Have you been looking for a new job and finding it a challenge to sell yourself to potential recruiters? You may be surprised to learn just how valuable it can be to include information about the time you spent in a sorority on your resume, or even to talk about it at a job interview. You never know where there might be a connection between you and someone browsing your CV.
Highlight What You Learned as a Sorority Member
Some people think that Greek life is all about partying and having a good time. But it is also about developing relationships and friendships that will probably last a lifetime. Take the time to think about what you learned as a member of a Greek organization so that you can possibly list it on your resume or talk about it in an interview. Things to think about:
– Did you learn how to throw charitable events and raise funds?
– How did you go about organizing sorority recruitment activities each semester?
– Were you the manager of your chapter’s social media accounts?
Did You Hold any Positions in Your Chapter?
Being the president of a Greek organization certainly is no Cakewalk. You are responsible for attending local, regional, state, and national meetings. You are the representative for your organization. You must assign roles and responsibilities to various members of the chapter. All while attending college full-time! No small feat.
The treasurer must manage a large sorority budget and ensure that the chapter is financially resilient. That is an ideal experience to list if you’re seeking a financial position.
Regardless of the position you may have held, there’s certainly something you can talk about on a resume when you mention your sorority to let the hiring manager know that you are familiar with how to be professional and responsible as well as philanthropic.
Look at the Interviewer or Recruiter’s Background – Are They in a Sorority or Fraternity?

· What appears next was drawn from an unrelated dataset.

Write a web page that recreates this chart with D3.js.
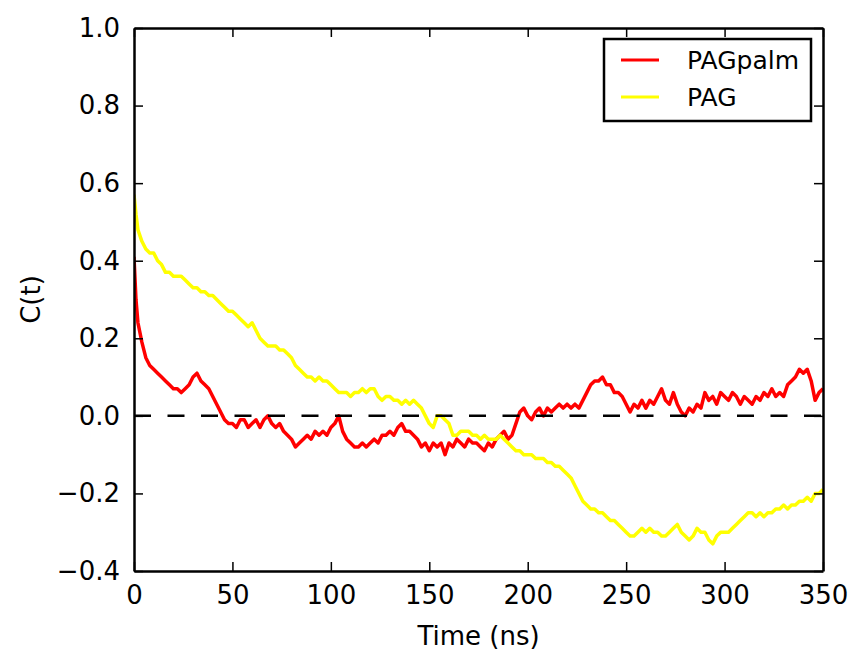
<!DOCTYPE html>
<html>
<head>
<meta charset="utf-8">
<script src="https://cdn.jsdelivr.net/npm/d3@7"></script>
<style>
  body { margin: 0; background: #fff; }
  svg { font-family: "DejaVu Sans", sans-serif; }
</style>
</head>
<body>
<script>
// time grid (ns)
var timeNs = [0, 1].concat(d3.range(2, 351, 2));

// PAGpalm C(t)
var pagPalm = [0.41, 0.30,
  0.24, 0.19, 0.15, 0.13, 0.12, 0.11, 0.10, 0.09, 0.08, 0.07,
  0.07, 0.06, 0.07, 0.08, 0.10, 0.11, 0.09, 0.08, 0.07, 0.05,
  0.03, 0.01, -0.01, -0.02, -0.02, -0.03, -0.01, -0.01, -0.03, -0.02,
  -0.01, -0.03, -0.01, 0.00, -0.02, -0.03, -0.02, -0.04, -0.05, -0.06,
  -0.08, -0.07, -0.06, -0.05, -0.06, -0.04, -0.05, -0.04, -0.05, -0.03,
  -0.02, 0.00, -0.04, -0.06, -0.07, -0.08, -0.08, -0.07, -0.08, -0.07,
  -0.06, -0.07, -0.05, -0.05, -0.04, -0.05, -0.03, -0.02, -0.04, -0.04,
  -0.05, -0.06, -0.08, -0.07, -0.09, -0.07, -0.08, -0.07, -0.10, -0.07,
  -0.08, -0.06, -0.07, -0.08, -0.06, -0.07, -0.07, -0.08, -0.09, -0.07,
  -0.08, -0.06, -0.05, -0.04, -0.06, -0.05, -0.02, 0.01, 0.02, 0.00,
  -0.01, 0.01, 0.02, 0.00, 0.02, 0.01, 0.02, 0.03, 0.02, 0.03,
  0.02, 0.03, 0.02, 0.04, 0.06, 0.08, 0.09, 0.09, 0.10, 0.08,
  0.08, 0.06, 0.06, 0.05, 0.03, 0.01, 0.03, 0.02, 0.04, 0.02,
  0.04, 0.03, 0.05, 0.07, 0.04, 0.03, 0.06, 0.03, 0.01, 0.00,
  0.02, 0.01, 0.03, 0.02, 0.06, 0.04, 0.05, 0.03, 0.06, 0.05,
  0.04, 0.06, 0.05, 0.03, 0.05, 0.04, 0.03, 0.05, 0.04, 0.06,
  0.05, 0.07, 0.05, 0.06, 0.05, 0.08, 0.09, 0.10, 0.12, 0.11,
  0.12, 0.09, 0.04, 0.06, 0.07];

// PAG C(t)
var pag = [0.57, 0.52,
  0.48, 0.45, 0.43, 0.42, 0.42, 0.40, 0.39, 0.37, 0.37, 0.36,
  0.36, 0.36, 0.35, 0.34, 0.33, 0.33, 0.32, 0.32, 0.31, 0.31,
  0.30, 0.29, 0.28, 0.27, 0.27, 0.26, 0.25, 0.24, 0.23, 0.24,
  0.22, 0.20, 0.19, 0.18, 0.18, 0.18, 0.17, 0.17, 0.16, 0.15,
  0.13, 0.12, 0.11, 0.10, 0.10, 0.09, 0.10, 0.09, 0.09, 0.08,
  0.07, 0.06, 0.06, 0.06, 0.05, 0.06, 0.06, 0.07, 0.06, 0.07,
  0.07, 0.05, 0.04, 0.05, 0.05, 0.04, 0.04, 0.03, 0.04, 0.03,
  0.04, 0.03, 0.02, 0.00, -0.02, -0.03, 0.00, 0.00, -0.01, -0.02,
  -0.05, -0.05, -0.04, -0.04, -0.04, -0.05, -0.05, -0.06, -0.05, -0.06,
  -0.06, -0.06, -0.05, -0.06, -0.07, -0.08, -0.09, -0.09, -0.10, -0.10,
  -0.10, -0.11, -0.11, -0.11, -0.12, -0.12, -0.13, -0.13, -0.14, -0.15,
  -0.16, -0.18, -0.20, -0.22, -0.23, -0.24, -0.24, -0.25, -0.25, -0.26,
  -0.27, -0.27, -0.28, -0.29, -0.30, -0.31, -0.31, -0.30, -0.29, -0.30,
  -0.29, -0.30, -0.30, -0.31, -0.31, -0.30, -0.29, -0.28, -0.30, -0.31,
  -0.32, -0.31, -0.29, -0.30, -0.30, -0.32, -0.33, -0.31, -0.30, -0.30,
  -0.30, -0.29, -0.28, -0.27, -0.26, -0.25, -0.25, -0.26, -0.25, -0.26,
  -0.25, -0.25, -0.24, -0.24, -0.23, -0.24, -0.23, -0.23, -0.22, -0.22,
  -0.21, -0.22, -0.20, -0.20, -0.19];

var xTicks = [0, 50, 100, 150, 200, 250, 300, 350];
var yTicks = [-0.4, -0.2, 0.0, 0.2, 0.4, 0.6, 0.8, 1.0];
var seriesNames = ["PAGpalm", "PAG"];
var seriesColors = ["#ff0000", "#ffff00"];

// margins
var MARGINS = {left: 134, right: 26, top: 28, bottom: 79};
var width = 849 - MARGINS.left - MARGINS.right;
var height = 650 - MARGINS.top - MARGINS.bottom;

var xScale = d3.scaleLinear().domain([0, 350]).range([0, width]);
var yScale = d3.scaleLinear().domain([-0.4, 1.0]).range([height, 0]);

var svg = d3.select("body").append("svg")
    .attr("width", 849)
    .attr("height", 650)
    .append("g")
    .attr("transform", "translate(" + MARGINS.left + "," + MARGINS.top + ")");

var line = d3.line()
    .x(function (d) { return xScale(d.x); })
    .y(function (d) { return yScale(d.y); });

svg.append("clipPath").attr("id", "clip")
    .append("rect").attr("width", width).attr("height", height);

[pagPalm, pag].forEach(function (vals, k) {
    var pts = timeNs.map(function (t, i) { return {x: t, y: vals[i]}; });
    svg.append("path").datum(pts)
        .attr("clip-path", "url(#clip)")
        .attr("fill", "none")
        .attr("stroke", seriesColors[k])
        .attr("stroke-width", 3.5)
        .attr("stroke-linejoin", "round")
        .attr("d", line);
});

// zero line
svg.append("line")
    .attr("x1", xScale(0)).attr("x2", xScale(350))
    .attr("y1", yScale(0)).attr("y2", yScale(0))
    .attr("stroke", "#000")
    .attr("stroke-width", 2.5)
    .attr("stroke-dasharray", "17,16.5");

// axes, inward ticks on all four sides
var fmtY = d3.format(".1f");
var axes = [
    svg.append("g").attr("transform", "translate(0," + height + ")")
        .call(d3.axisBottom(xScale).tickValues(xTicks).tickFormat(d3.format("d"))
            .tickSizeInner(-9).tickSizeOuter(0).tickPadding(15)),
    svg.append("g")
        .call(d3.axisLeft(yScale).tickValues(yTicks).tickFormat(fmtY)
            .tickSizeInner(-9).tickSizeOuter(0).tickPadding(14)),
    svg.append("g")
        .call(d3.axisTop(xScale).tickValues(xTicks).tickFormat("")
            .tickSizeInner(-9).tickSizeOuter(0)),
    svg.append("g").attr("transform", "translate(" + width + ",0)")
        .call(d3.axisRight(yScale).tickValues(yTicks).tickFormat("")
            .tickSizeInner(-9).tickSizeOuter(0))
];
axes.forEach(function (a) {
    a.select(".domain").attr("stroke-width", 2.5);
    a.selectAll(".tick line").attr("stroke-width", 1.5);
    a.selectAll(".tick text").attr("font-size", 26).attr("fill", "#000")
        .attr("font-family", "DejaVu Sans");
});

// axis labels
svg.append("text")
    .attr("x", width / 2).attr("y", height + 74)
    .attr("text-anchor", "middle")
    .attr("font-size", 26)
    .text("Time (ns)");

svg.append("text")
    .attr("transform", "translate(" + (-94) + "," + (height / 2) + ") rotate(-90)")
    .attr("text-anchor", "middle")
    .attr("font-size", 26)
    .text("C(t)");

// legend
var legend = svg.append("g").attr("transform", "translate(" + (604 - MARGINS.left) + "," + (39 - MARGINS.top) + ")");
legend.append("rect")
    .attr("width", 207).attr("height", 82)
    .attr("fill", "#fff").attr("stroke", "#000").attr("stroke-width", 2.5);
seriesNames.forEach(function (name, i) {
    var y = 21 + i * 37;
    legend.append("line")
        .attr("x1", 17).attr("x2", 55).attr("y1", y).attr("y2", y)
        .attr("stroke", seriesColors[i]).attr("stroke-width", 3);
    legend.append("text")
        .attr("x", 83).attr("y", y + 9)
        .attr("font-size", 25)
        .text(name);
});
</script>
</body>
</html>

Would the hiring manager or recruiter have an interest in knowing that you were a part of a Greek organization? You might want to glance at their profile on LinkedIn to see if they have listed a fraternity or sorority. You might develop a camaraderie based on your shared experiences. Yet also, keep in mind that you never know if someone might have a dislike of Greek college culture for one reason or another. Use your best judgment.

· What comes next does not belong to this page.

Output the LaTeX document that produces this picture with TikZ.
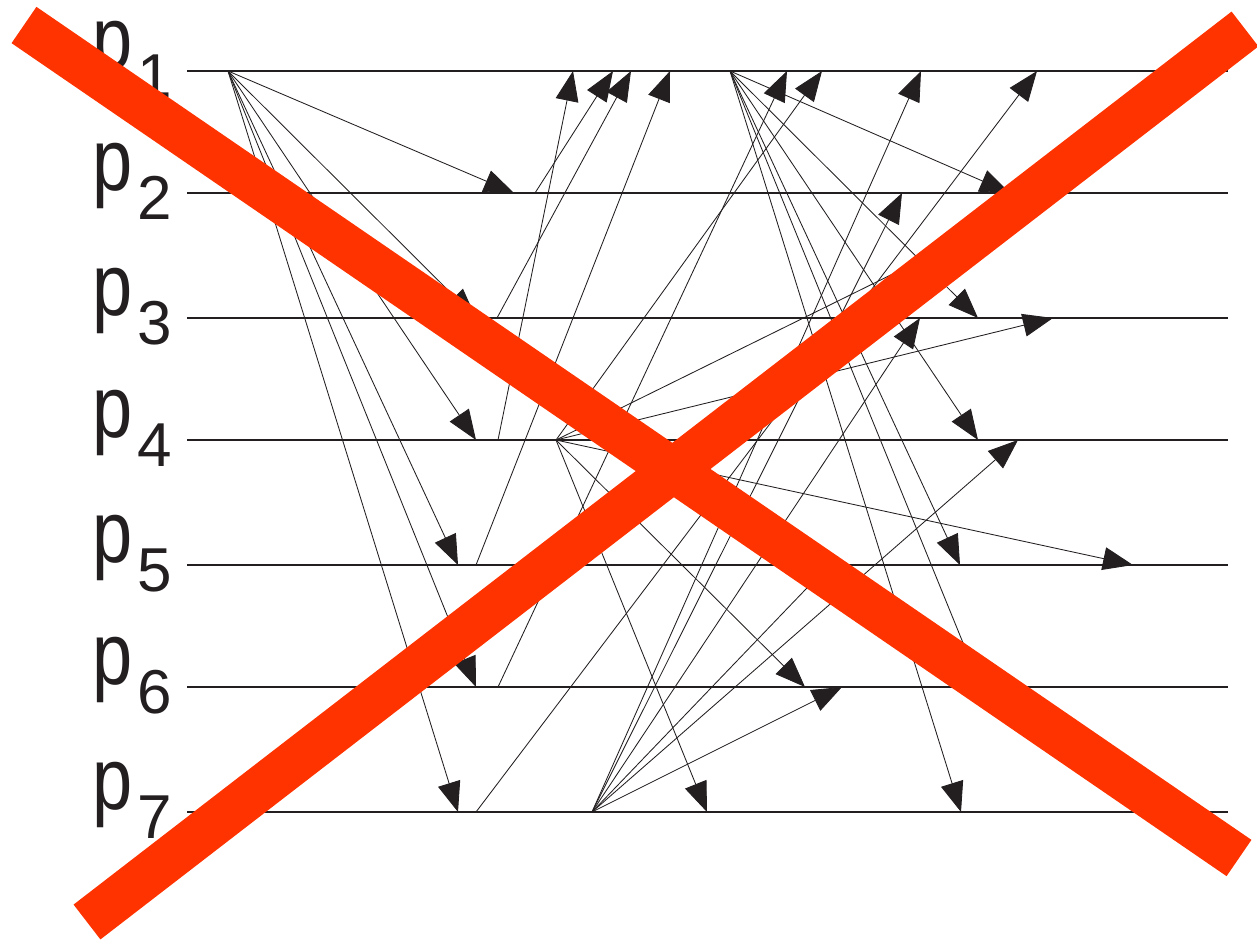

Examples of how you might mention your sorority membership on your resume, depending on the space you have:
Delta Delta Delta; President from 2003-2005
Alpha Kappa Alpha, 2003-2005. Represented the chapter at state and national functions and brought meetings to order.
Sigma Kappa, 2003-2005. As social chair, organized recruitment activities and charitable functions for a chapter of 35 women.
If you have more room on your resume (common when you’re still in college and seeking an internship), you might list bullet points of your experience as a member, just as you would any other job:
Alpha Delta Pi, Finance Coordinator, May 2019 to Present
– Managed a budget of over $150,000
– Kept chapter up to date regarding financial concerns at meetings.
– Prepared regular financial reports for president and vice president of the chapter.
When you’re looking for a new position, anything you can put on your resume to let recruiters know about your character and skill set is relevant. That includes your sorority affiliation. Happy job hunting!